Antisémitisme, le refus de la banalisation
Antisémitisme, le refus de la banalisation
Editorial. La marche blanche organisée mercredi en mémoire de Mireille Knoll a réuni des milliers de personnes à Paris. Un sursaut de l’ensemble de la société est nécessaire et urgent.
Dans la marche blanche en hommage à Mireille Knoll, à Paris, le 28 mars. / JEAN-CLAUDE COUTAUSSE/FRENCH-POLITICS POUR "LE MONDE"
Editorial du « Monde ». Comment en est-on arrivé là ? Ou plutôt comment en est-on revenu là, à cette résurgence de plus en plus insistante d’un antisémitisme que l’on voulait croire éradiqué par l’Histoire et les millions de morts de la Shoah ? Comment en est-on revenu à cette vieille haine hideuse, odieuse, qui ne se satisfait plus de préjugés obscurantistes, mais insulte, agresse et, désormais, tue des Français parce qu’ils sont juifs ? Comment en est-on réduit, aujourd’hui, à constater la banalisation de l’intolérable et à devoir descendre dans la rue pour dénoncer cette insulte à la France ?
La justice dira la part des motivations antisémites qui ont conduit au meurtre, dans son appartement parisien, de Mireille Knoll, cette vieille dame de 85 ans qui avait échappé à la rafle du Vél’ d’Hiv en 1942, quand elle était encore une enfant. Mais la liste est déjà accablante des assassinats dont le motif ne fait aucun doute.
Celui d’Ilan Halimi, kidnappé en 2006 et tué par l’autoproclamé « gang des barbares » après d’infinies tortures – Ilan Halimi dont la stèle qui honore la mémoire à Bagneux a été à nouveau profanée à l’automne 2017. Celui des quatre victimes, dont trois enfants, de l’école juive de Toulouse par Mohamed Merah en 2007. Celui des clients de l’Hyper Cacher de la porte de Vincennes, en janvier 2015. Celui encore de Sarah Halimi, en avril 2017 à Paris, dont la justice vient de retenir le mobile antisémite après de longs mois d’atermoiements.

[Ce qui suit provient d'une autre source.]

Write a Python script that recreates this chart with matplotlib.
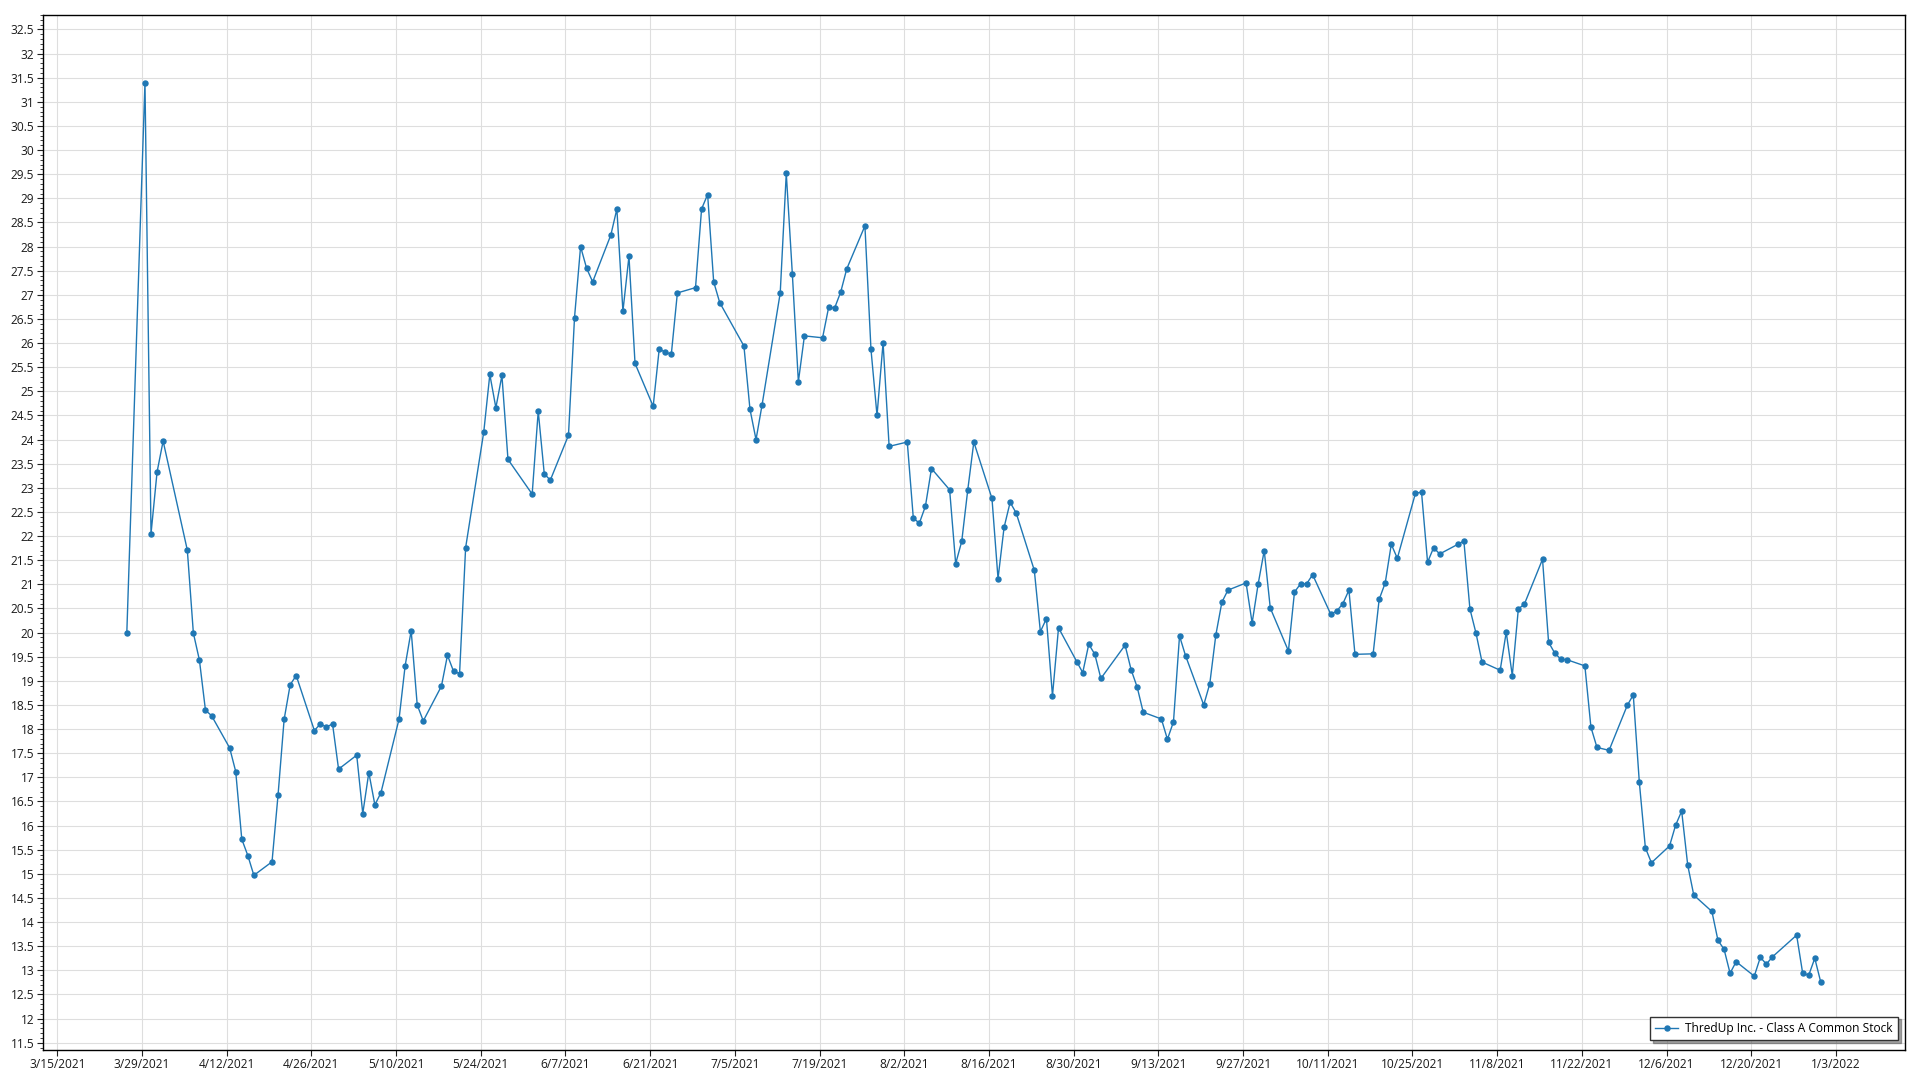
import pandas as pd
import matplotlib
matplotlib.use("Agg")
import matplotlib.pyplot as plt
import matplotlib.dates as mdates
from matplotlib.ticker import MultipleLocator, FuncFormatter

plt.rcParams['font.family'] = ['Open Sans', 'DejaVu Sans']

series_name = "ThredUp Inc. - Class A Common Stock"

# NYSE holidays inside the range (no trading -> no point)
holidays = ["2021-04-02", "2021-05-31", "2021-07-05", "2021-09-06", "2021-11-25", "2021-12-24"]

# daily prices, one line per month
mar = [20.00, 31.40, 22.05, 23.33]
apr = [23.97, 21.71, 19.99, 19.43, 18.39, 18.28, 17.61, 17.12, 15.72, 15.38, 14.97,
       15.25, 16.64, 18.20, 18.92, 19.11, 17.97, 18.11, 18.04, 18.11, 17.17]
may = [17.46, 16.25, 17.10, 16.43, 16.68, 18.21, 19.31, 20.04, 18.50, 18.17,
       18.89, 19.53, 19.20, 19.15, 21.76, 24.16, 25.35, 24.66, 25.33, 23.59]
jun = [22.87, 24.59, 23.29, 23.16, 24.09, 26.53, 28.00, 27.55, 27.27, 28.24, 28.78,
       26.66, 27.80, 25.58, 24.69, 25.88, 25.81, 25.77, 27.04, 27.15, 28.78, 29.08]
jul = [27.27, 26.84, 25.94, 24.63, 24.00, 24.72, 27.04, 29.52, 27.44, 25.20, 26.15,
       26.11, 26.74, 26.73, 27.06, 27.54, 28.43, 25.87, 24.50, 26.01, 23.86]
aug = [23.95, 22.37, 22.27, 22.62, 23.40, 22.96, 21.43, 21.89, 22.96, 23.95, 22.78,
       21.12, 22.18, 22.70, 22.48, 21.29, 20.02, 20.29, 18.69, 20.10, 19.40, 19.17]
sep = [19.76, 19.55, 19.05, 19.74, 19.23, 18.87, 18.35, 18.21, 17.79, 18.15, 19.93,
       19.52, 18.50, 18.94, 19.95, 20.63, 20.88, 21.03, 20.20, 21.01, 21.70]
oct = [20.51, 19.62, 20.84, 21.01, 21.01, 21.20, 20.38, 20.45, 20.60, 20.88, 19.55,
       19.56, 20.69, 21.03, 21.83, 21.54, 22.89, 22.91, 21.46, 21.76, 21.63]
nov = [21.83, 21.90, 20.49, 19.99, 19.39, 19.22, 20.01, 19.11, 20.49, 20.59, 21.52,
       19.80, 19.58, 19.45, 19.44, 19.31, 18.04, 17.62, 17.56, 18.49, 18.71]
dec = [16.90, 15.54, 15.23, 15.58, 16.01, 16.30, 15.18, 14.56, 14.22, 13.62, 13.44,
       12.94, 13.18, 12.88, 13.27, 13.13, 13.28, 13.73, 12.94, 12.90, 13.25, 12.75]

prices = mar + apr + may + jun + jul + aug + sep + oct + nov + dec
dates = pd.bdate_range("2021-03-26", "2021-12-31", freq="C", holidays=holidays)
dates = dates + pd.Timedelta(hours=12)
assert len(dates) == len(prices), (len(dates), len(prices))

line_color = "#1f77b4"

fig = plt.figure(figsize=(19.2, 10.8), dpi=100)
ax = fig.add_axes([0.0222, 0.0278, 0.97, 0.9583])

ax.plot(dates, prices, color=line_color, linewidth=1.0, marker="o",
        markersize=3.6, label=series_name, zorder=3)

ax.set_xlim(pd.Timestamp("2021-03-12 14:00"), pd.Timestamp("2022-01-14 10:00"))
ax.set_ylim(11.35, 32.8)

ticks = pd.date_range("2021-03-15", "2022-01-03", freq="14D")
ax.set_xticks(ticks)
ax.xaxis.set_major_formatter(FuncFormatter(
    lambda v, pos: (lambda d: f"{d.month}/{d.day}/{d.year}")(mdates.num2date(v))))

ax.yaxis.set_major_locator(MultipleLocator(0.5))
ax.yaxis.set_minor_locator(MultipleLocator(0.1))
ax.yaxis.set_major_formatter(FuncFormatter(lambda v, pos: f"{v:g}"))

ax.grid(True, which="major", color="#dedede", linewidth=0.8, zorder=0)
ax.set_axisbelow(True)

ax.tick_params(axis="both", which="major", labelsize=8.6, length=4, width=0.8,
               color="#222222", labelcolor="#1a1a1a", pad=2)
ax.tick_params(axis="y", which="minor", length=2, width=0.6, color="#222222")

for sp in ax.spines.values():
    sp.set_color("black")
    sp.set_linewidth(1.0)

leg = ax.legend(loc="lower right", fontsize=8.6, frameon=True, fancybox=False,
                shadow=True, borderpad=0.45, handlelength=1.9, handletextpad=0.6,
                bbox_to_anchor=(0.9995, 0.0035))
leg.get_frame().set_edgecolor("#333333")
leg.get_frame().set_linewidth(1.0)

plt.savefig("out.png", dpi=100)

Il ne s’agit là que des exemples les plus dramatiques. Ils ne sauraient masquer la banalisation d’un antisémitisme ordinaire, fait d’insultes quotidiennes, d’inscriptions menaçantes dans les cages d’escalier ou sur des magasins juifs, de rassemblements hostiles, d’agressions physiques, d’ostracisme dans les établissements scolaires. Selon les derniers chiffres publiés en janvier par le ministère de l’intérieur, si les actes racistes ont globalement diminué en France en 2016, les actions violentes dont la population juive est la cible ont augmenté de façon très significative, passant de 77 à 97 faits avérés. Encore ne s’agit-il que des agressions déclarées.
« Vigilance et civisme »
Même si le Conseil représentatif des institutions juives de France (CRIF) ne s’est pas grandi en voulant en écarter Marine Le Pen et Jean-Luc Mélenchon, la marche blanche qui a réuni à Paris, mercredi 28 mars, des milliers de personnes venues honorer la mémoire de Mireille Knoll témoigne d’une salutaire prise de conscience. Mais il ne suffira pas, comme l’a fait le président de la République, le matin même, lors de l’hommage national au colonel Arnaud Beltrame, victime de l’attaque terroriste de Carcassonne, d’appeler à un « regain de vigilance et de civisme ».
C’est à une lutte sans relâche contre tous les racismes – et particulièrement contre l’antisémitisme – que les pouvoirs publics doivent se consacrer. Des mesures ont été annoncées, le 19 mars, par le premier ministre. Elles visent notamment à encadrer par la loi, en France et en Europe, les obligations et les responsabilités des plates-formes numériques qui permettent la diffusion virale des menaces antisémites. Elles prévoient également de renforcer le travail de prévention et de pédagogie mené par l’éducation nationale. Mais, au-delà, c’est un sursaut de l’ensemble de la société qui est urgent. Pour combattre l’indifférence, alerter les consciences, mobiliser la solidarité républicaine. Et apaiser l’inquiétude et la colère – légitimes – de la communauté juive.